Пролог Май 323 года до н. э. Вавилон

Пролог

Май 323 года до н. э. Вавилон

То божия судьба… то божья воля.

Еврипид. «Андромаха», строка 1203[1]

Если бы тридцатитрехлетний Александр Македонский верил в привидения, то они толпой окружили бы его в купальне дворца Навуходоносора.[2] Дворец этот стоял среди роскошных лугов и садов, настоящий рай, оазис в страшной жаре вавилонского лета. Признаки подступающей трагедии, по словам Плутарха, предзнаменование неведомого ужаса, беспричинный страх поселились в сердце Александра с тех самых пор, как он приехал в Вавилон. Прорицатели, предсказатели судьбы, в великом множестве собравшиеся во дворце, наверняка поведали ему историю о том, как вавилонский царь Валтасар своими глазами увидел ужасное предначертание будущего (в буквальном смысле этого слова) – собственной смерти и развала созданной им империи. Во время большого пиршества, устроенного Валтасаром для тысячи вельмож, «вышли персты руки человеческой и писали против лампады на извести стены чертога царского, и царь видел кисть руки, которая писала».[3] «И вот что начертано: МЕНЕ, МЕНЕ, ТЕКЕЛ, УПАРСИН. Вот – и значение слов: МЕНЕ – исчислил Бог царство твое и положил конец ему; ТЕКЕЛ – ты взвешен на весах и найден очень легким; ПЕРЕС – разделено царство твое и дано Мидянам и Персам».[4]

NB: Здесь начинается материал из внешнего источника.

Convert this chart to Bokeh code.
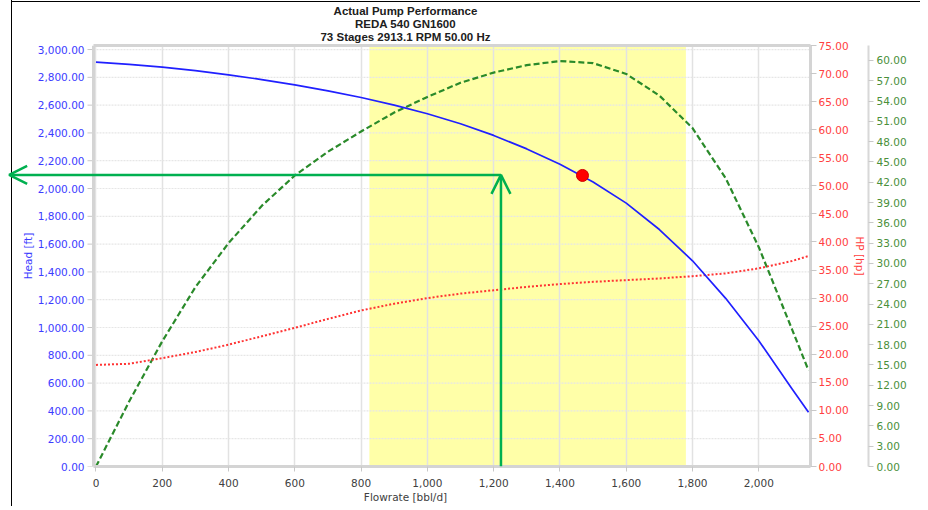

Во время веселого пира у Александра началась лихорадка, она продолжалась и на следующий день. Накануне он принес богам щедрую жертву и вместе с друзьями чествовал командующего флотом Неарха, вернувшегося из опасного похода в Индию. В планах Неарха был поход к берегам Аравийского полуострова. Александр ушел с пира, поддавшись настойчивым уговорам старого друга – Мидия из Лариссы. Мидий родился в Фессалии, отличался веселым нравом, умел польстить и всегда был готов присоединиться к веселой попойке в кругу приближенных друзей царя. Как свидетельствуют документы, болезнь Александра не остановила: вместе с Мидием он отправился на вторую пирушку. Лихорадка усилилась, и Александр переместился в императорскую купальню. Там улегся на берегу большого бассейна в надежде, что жар ослабеет. Неизвестно, взял ли тогда он с собой любимую книгу, «Илиаду», которую с детских лет держал при себе и знал почти наизусть: на ночь он клал ее под подушку вместе с кинжалом. Книга эта, исправленная Аристотелем, была для него такой ценностью, что он хранил ее в красивой шкатулке, которую в качестве трофея захватил из сокровищницы Дария, персидского царя царей. Александр сумел одержать победу над Дарием в битве при Гавгамелах за восемь лет до описываемых событий.

Александр полагал себя воином, равным описанным Гомером героям, вторым Ахиллом, которого считал своим предком по линии матери – Олимпиады из Эпира, пылкой молосски. Происходила она от Неоптолема, сына Ахилла, и его жены Андромахи, вдовы Гектора, плененной после падения Трои. Александр, как и все его современники, не сомневался в достоверности своей родословной. «Илиада» вдохновляла Александра: описанное Гомером сражение являлось в его глазах воплощением подлинной войны, а Ахилл – «самый грозный средь мужей» – идеалом, к которому он стремился. Только в «царстве Аида», приняв смерть от руки Париса и изведав скуку вечности, начинает Ахилл сомневаться в правильности принятого им решения и узнает, каково «быть царем мертвых». Речь об этом идет уже не в «Илиаде», а в «Одиссее», когда преисподнюю посещает Улисс.

Страдая от приступов лихорадки, Александр Македонский размышлял, должно быть, о «своих бессмертных устремлениях». Вспоминал предупреждение из «Илиады»: «Но приближается день твой последний» а может, и другие строки: «Должен он… от немощи тяжкой в оконечности в отеческом доме скончаться».[5] Александр, новоявленный Ахилл, и в самом деле серьезно заболел. Болезнь его развивалась так же, как и у друга Гефестиона, который сыграл в жизни Александра роль Патрокла. Гефестион умер годом раньше, в 324-м, в Экбатанах, столице Мидии, что в Северной Персии. Умер, несмотря на все молитвы и жертвоприношения Александра (см. гл. 7). Нравилось ли Гефестиону, как и Патроклу в «Илиаде», являться к своему царю из загробного мира? Напоминал ли он Александру о днях юности, что провели они вместе в роще, посвященной нимфам, возле Миезы, расположенной к югу от Пеллы, новой столицы Македонии? То было время приготовлений, Александр впервые тогда ощутил в себе те самые «бессмертные устремления» – pothos – глубокое, непоколебимое желание стать таким, каким был его герой Ахилл.